Whether you’re dyeing eggs for Easter, or you’re just really into packing hard-boiled eggs with your lunch lately, here’s a smart tip you can use soon: Save your egg water for your plants.

The Tip:

Plants love calcium. When it’s present in a plant’s soil, calcium helps to keep the pH in check—a neutral soil pH between 6.0 and 6.5 provides plants with the ideal environment to soak up all the nutrients they need. You know what naturally contains calcium? Eggshells. And leaving eggshells boiling in hot water for a while is a great way to steep out the calcium into the water.

Basically: After you boil a bunch of eggs in their shells, the water left over is more calcium-rich than ever, and not a bad option to repurpose for watering your houseplants. You want to make sure that you let the water return to room temperature before you add it to your plants’ soil.

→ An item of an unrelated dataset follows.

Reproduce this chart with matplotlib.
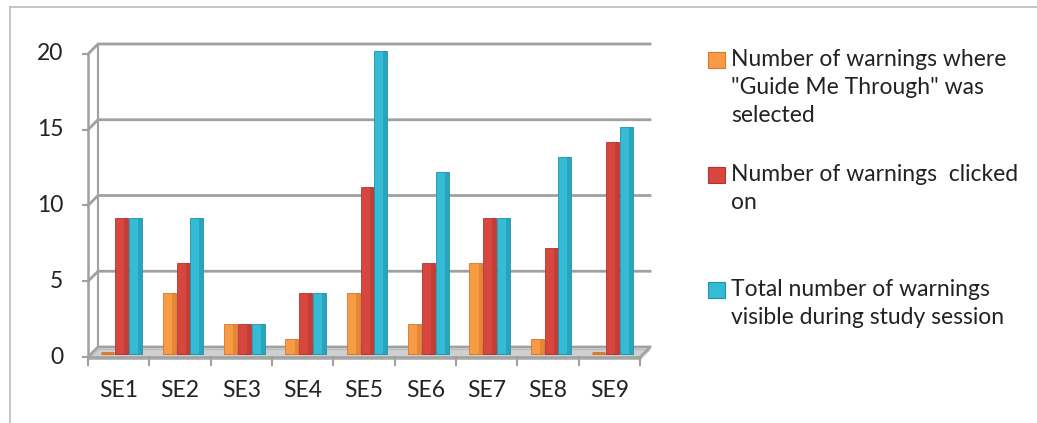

Cooking Lessons from Kitchn: How To Hard-Boil an Egg

(Image credit: Emma Christensen)

What You Should Know:

There’s a catch, of course. And the catch here is: Your houseplants are probably already OK. Potting soils have a pH that is already pretty close to neutral, so if your plants have been potted or re-potted in the last several years, chances are the pH is fine for your plant’s health.

Some fertilizers can create acidic reactions in soil—but it would take a lot, and a really long time to move the needle a considerable amount. If you’re concerned about the pH of your soil, you can get a pH tester for around $9. If you find out that the soil is too acidic, by all means—get some eggs boilin’, or try ground limestone instead.

So, no, egg water isn’t going to suddenly bring your brittle-leafed fiddle-leaf back from the brink of death. But if you were just going to throw that egg water down the drain, why not repurpose it to water your plants instead?